このチェックリストは、あくまでアイデアの「絞り込み」ではなく、「実現に向けた課題の特定」のために使用します。チェックリストの項目を満たさないアイデアも、すぐに捨てるのではなく、「どうすればこの制約をクリアできるか?」という新たな発想の問いにつなげることが重要です。
実現性を考慮したプロトタイピングとテスト
Ideation フェーズで現実性を意識したアイデアが生まれたら、次のPrototyping(プロトタイピング)フェーズでその実現性を検証します。製造業では、物理的な製品プロトタイプが高価になりがちですが、デザイン思考におけるプロトタイピングは、必ずしも完璧な最終製品である必要はありません。
- 低コストプロトタイピング: スケッチ、ストーリーボード、簡単なモックアップ、3Dプリンターでの簡易モデル、シミュレーションソフトウェアなど、低コストかつ迅速にアイデアの核となる部分や実現上の課題を検証できる方法を選びます。
- 技術的プロトタイピング: 特に技術的な実現性が不明瞭なアイデアについては、その技術要素に特化した小規模な実験や試作を行います。

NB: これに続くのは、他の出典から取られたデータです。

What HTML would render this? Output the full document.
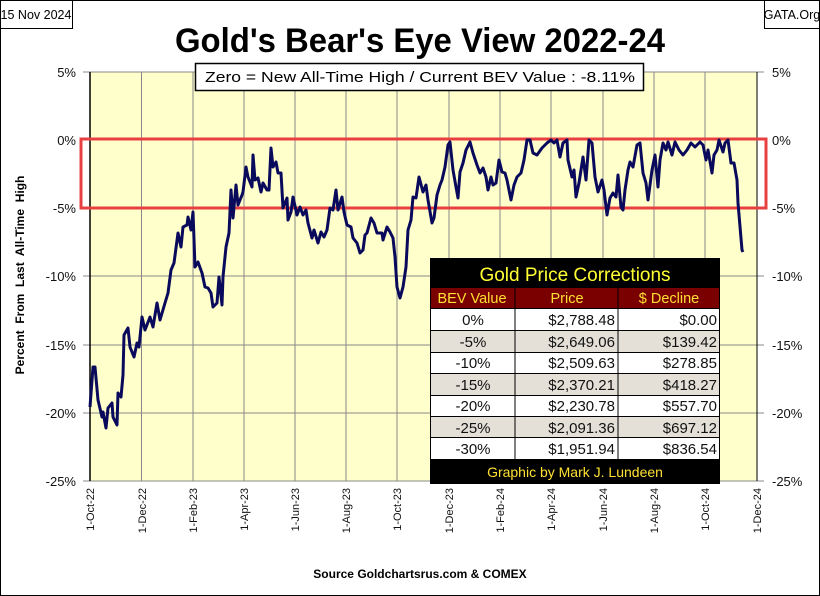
<!DOCTYPE html>
<html><head><meta charset="utf-8"><style>
html,body{margin:0;padding:0;background:#fff}
svg{display:block}
text{font-family:"Liberation Sans",sans-serif}
</style></head><body>
<svg width="820" height="596" viewBox="0 0 820 596" xmlns="http://www.w3.org/2000/svg">
<rect x="0.5" y="0.5" width="819" height="595" fill="#fff" stroke="#000"/>
<rect x="90" y="72" width="667" height="409" fill="#FFFFCC"/>
<g stroke="#888" stroke-width="1">
<line x1="90" y1="140" x2="757" y2="140"/><line x1="90" y1="208" x2="757" y2="208"/>
<line x1="90" y1="276" x2="757" y2="276"/><line x1="90" y1="345" x2="757" y2="345"/>
<line x1="90" y1="413" x2="757" y2="413"/>
<line x1="83" y1="72" x2="764" y2="72"/><line x1="83" y1="481" x2="764" y2="481"/>
<line x1="83" y1="140" x2="90" y2="140"/><line x1="83" y1="208" x2="90" y2="208"/><line x1="83" y1="276" x2="90" y2="276"/><line x1="83" y1="345" x2="90" y2="345"/><line x1="83" y1="413" x2="90" y2="413"/>
<line x1="757" y1="140" x2="764" y2="140"/><line x1="757" y1="208" x2="764" y2="208"/><line x1="757" y1="276" x2="764" y2="276"/><line x1="757" y1="345" x2="764" y2="345"/><line x1="757" y1="413" x2="764" y2="413"/>
<line x1="141.5" y1="72" x2="141.5" y2="481"/><line x1="193" y1="72" x2="193" y2="481"/><line x1="244" y1="72" x2="244" y2="481"/><line x1="295" y1="72" x2="295" y2="481"/><line x1="346" y1="72" x2="346" y2="481"/><line x1="397" y1="72" x2="397" y2="481"/><line x1="449" y1="72" x2="449" y2="481"/><line x1="500" y1="72" x2="500" y2="481"/><line x1="551" y1="72" x2="551" y2="481"/><line x1="603" y1="72" x2="603" y2="481"/><line x1="654" y1="72" x2="654" y2="481"/><line x1="705" y1="72" x2="705" y2="481"/>
</g>
<line x1="90" y1="72" x2="90" y2="481" stroke="#000" stroke-width="1.5"/>
<line x1="757" y1="72" x2="757" y2="481" stroke="#000" stroke-width="1"/>
<rect x="81" y="139" width="685" height="69" fill="none" stroke="#E84040" stroke-width="3"/>
<polyline fill="none" stroke="#0A0A5C" stroke-width="3" stroke-linejoin="round" points="90,407 93,367 95,367 98,400 102,417 103,412 106,428 108,408 112,403 113,417 117,425 118,393 121,397 123,375 124,335 128,328 130,347 134,357 137,343 139,347 142,317 145,330 150,317 153,327 157,303 160,320 165,303 168,293 171,270 174,263 178,233 181,247 183,227 187,225 188,217 191,230 193,212 195,267 198,262 202,273 205,287 208,288 211,293 213,307 217,303 219,277 222,305 223,277 226,247 229,233 231,190 233,218 236,185 238,205 242,195 243,192 246,167 248,177 252,187 253,155 255,180 258,178 261,192 263,183 267,190 269,190 271,148 273,167 276,162 278,173 281,173 283,208 287,198 288,220 291,212 293,197 297,215 300,207 303,215 306,210 308,223 312,238 314,230 318,243 321,232 324,237 327,230 330,208 333,210 336,190 338,210 342,197 344,212 347,225 351,227 353,238 357,243 360,253 363,250 365,235 367,233 371,218 374,223 377,233 382,233 383,240 387,227 390,232 393,238 395,257 397,287 400,298 403,287 406,267 408,230 411,220 413,197 416,198 419,177 423,192 426,185 428,200 432,223 434,218 437,195 440,185 442,180 445,167 448,145 450,142 453,170 456,187 458,198 460,172 463,163 466,150 470,142 473,153 477,165 480,173 483,168 486,177 488,190 491,177 493,185 496,183 499,160 502,172 505,173 507,180 511,200 514,185 517,177 521,173 524,160 527,140 530,140 533,153 537,155 542,148 547,143 551,140 554,143 557,140 560,157 563,143 567,140 568,160 572,177 574,170 576,197 579,183 583,157 586,180 589,140 592,143 595,177 598,192 602,180 604,190 607,215 610,198 613,193 616,197 618,175 621,207 623,210 625,190 628,170 630,162 633,167 637,145 640,143 643,173 646,183 648,200 652,170 655,155 658,187 660,160 663,143 666,150 668,142 672,155 675,142 679,150 683,155 687,150 691,143 695,147 700,142 703,145 706,160 708,150 712,173 714,155 717,150 719,140 723,152 725,143 728,140 731,163 734,163 737,180 738,203 742,250 743,252"/>
<g>
<rect x="430" y="258" width="290" height="226" fill="#000"/>
<text x="575" y="281" font-size="19" fill="#FFFF33" text-anchor="middle">Gold Price Corrections</text>
<rect x="431" y="288" width="288" height="20" fill="#7A0000"/>
<g fill="#FFE033" font-size="14.5" text-anchor="middle"><text x="472" y="303">BEV Value</text><text x="567" y="303">Price</text><text x="669" y="303">$ Decline</text></g>
<rect x="431" y="309" width="288" height="21" fill="#fff"/>
<rect x="431" y="331" width="288" height="21" fill="#E4E0D8"/>
<rect x="431" y="353" width="288" height="21" fill="#fff"/>
<rect x="431" y="374" width="288" height="21" fill="#E4E0D8"/>
<rect x="431" y="396" width="288" height="21" fill="#fff"/>
<rect x="431" y="417" width="288" height="21" fill="#E4E0D8"/>
<rect x="431" y="438" width="288" height="21" fill="#fff"/>
<g stroke="#000" stroke-width="1"><line x1="515" y1="288" x2="515" y2="459"/><line x1="618" y1="288" x2="618" y2="459"/>
<line x1="431" y1="330.5" x2="719" y2="330.5"/><line x1="431" y1="352.5" x2="719" y2="352.5"/><line x1="431" y1="373.5" x2="719" y2="373.5"/><line x1="431" y1="395.5" x2="719" y2="395.5"/><line x1="431" y1="416.5" x2="719" y2="416.5"/><line x1="431" y1="437.5" x2="719" y2="437.5"/></g>
<g font-size="15" fill="#111">
<g text-anchor="middle"><text x="473" y="325">0%</text><text x="473" y="347">-5%</text><text x="473" y="368">-10%</text><text x="473" y="390">-15%</text><text x="473" y="411">-20%</text><text x="473" y="433">-25%</text><text x="473" y="454">-30%</text></g>
<g text-anchor="end"><text x="615" y="325">$2,788.48</text><text x="615" y="347">$2,649.06</text><text x="615" y="368">$2,509.63</text><text x="615" y="390">$2,370.21</text><text x="615" y="411">$2,230.78</text><text x="615" y="433">$2,091.36</text><text x="615" y="454">$1,951.94</text>
<text x="717" y="325">$0.00</text><text x="717" y="347">$139.42</text><text x="717" y="368">$278.85</text><text x="717" y="390">$418.27</text><text x="717" y="411">$557.70</text><text x="717" y="433">$697.12</text><text x="717" y="454">$836.54</text></g>
</g>
<text x="575" y="477" font-size="14" fill="#FFE033" text-anchor="middle">Graphic by Mark J. Lundeen</text>
</g>
<g font-size="13" fill="#111">
<g text-anchor="end"><text x="76" y="77">5%</text><text x="76" y="145">0%</text><text x="76" y="213">-5%</text><text x="76" y="281">-10%</text><text x="76" y="350">-15%</text><text x="76" y="418">-20%</text><text x="76" y="486">-25%</text></g>
<g text-anchor="start"><text x="772" y="77">5%</text><text x="772" y="145">0%</text><text x="772" y="213">-5%</text><text x="772" y="281">-10%</text><text x="772" y="350">-15%</text><text x="772" y="418">-20%</text><text x="772" y="486">-25%</text></g>
</g>
<text transform="translate(24,275) rotate(-90)" font-size="12" font-weight="bold" text-anchor="middle" xml:space="preserve">Percent  From  Last  All-Time  High</text>
<g font-size="11" fill="#111" text-anchor="end">
<text transform="translate(94,488) rotate(-90)">1-Oct-22</text>
<text transform="translate(146,488) rotate(-90)">1-Dec-22</text>
<text transform="translate(197,488) rotate(-90)">1-Feb-23</text>
<text transform="translate(248,488) rotate(-90)">1-Apr-23</text>
<text transform="translate(299,488) rotate(-90)">1-Jun-23</text>
<text transform="translate(350,488) rotate(-90)">1-Aug-23</text>
<text transform="translate(401,488) rotate(-90)">1-Oct-23</text>
<text transform="translate(453,488) rotate(-90)">1-Dec-23</text>
<text transform="translate(504,488) rotate(-90)">1-Feb-24</text>
<text transform="translate(555,488) rotate(-90)">1-Apr-24</text>
<text transform="translate(607,488) rotate(-90)">1-Jun-24</text>
<text transform="translate(658,488) rotate(-90)">1-Aug-24</text>
<text transform="translate(709,488) rotate(-90)">1-Oct-24</text>
<text transform="translate(761,488) rotate(-90)">1-Dec-24</text>
</g>
<text x="420" y="578" font-size="12" font-weight="bold" text-anchor="middle">Source Goldchartsrus.com &amp; COMEX</text>
<rect x="0.5" y="0.5" width="72" height="28" fill="#fff" stroke="#000"/>
<text x="36" y="19" font-size="12.5" text-anchor="middle">15 Nov 2024</text>
<rect x="764.5" y="0.5" width="55" height="28" fill="#fff" stroke="#000"/>
<text x="792" y="19" font-size="12.5" text-anchor="middle">GATA.Org</text>
<text x="420" y="52" font-size="34" font-weight="bold" text-anchor="middle" textLength="490" lengthAdjust="spacingAndGlyphs">Gold's Bear's Eye View 2022-24</text>
<rect x="195.5" y="63.5" width="448" height="27" fill="#fff" stroke="#000" stroke-width="1.5"/>
<text x="420" y="82" font-size="14.5" text-anchor="middle" textLength="430" lengthAdjust="spacingAndGlyphs">Zero = New All-Time High / Current BEV Value : -8.11%</text>
</svg>
</body></html>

これはユーザーへの提示よりも、内部での検証に重点を置きます。
- 製造プロセス検証: アイデアを実現するための製造プロセスに大きな変更が必要な場合は、机上検討だけでなく、小規模なパイロットラインや既存ラインの一部改修での検証も検討します。
これらのプロトタイプをユーザーや関係者(特に製造現場の担当者)と共有し、早期にフィードバックを得ることで、アイデアのブラッシュアップと並行して実現可能性を高めていきます。Test(テスト)フェーズで得られた実現性に関するフィードバックは、Ideationフェーズに戻り、新たなアイデア発想や既存アイデアの改善に活かされます。
まとめ
製造業におけるデザイン思考の実践において、現実的な制約は無視できない要素です。しかし、これを単なる足かせと捉えるのではなく、発想のトリガーとして意図的に組み込むことで、革新的でありながら実現可能なアイデアを生み出すことが可能になります。
本稿でご紹介した「制約を起点とした発想」「制約ブレインストーミング」「技術部門との早期連携」「実現可能性簡易チェックリスト」といったアプローチは、アイデア発想フェーズで現実性を意識しつつ、創造性を維持するための具体的な手法です。さらに、低コストで実現性を検証するプロトタイピングと、そこからのフィードバックを継続的に活かすプロセスが重要です。
デザイン思考は、これらの実践を通じて、貴社のプロジェクトチームが制約を乗り越え、ユーザーに真の価値を届ける革新的な製品やプロセスを開発するための一助となることでしょう。ぜひ、ご紹介したアプローチを貴社のアイデア創出活動に取り入れてみてください。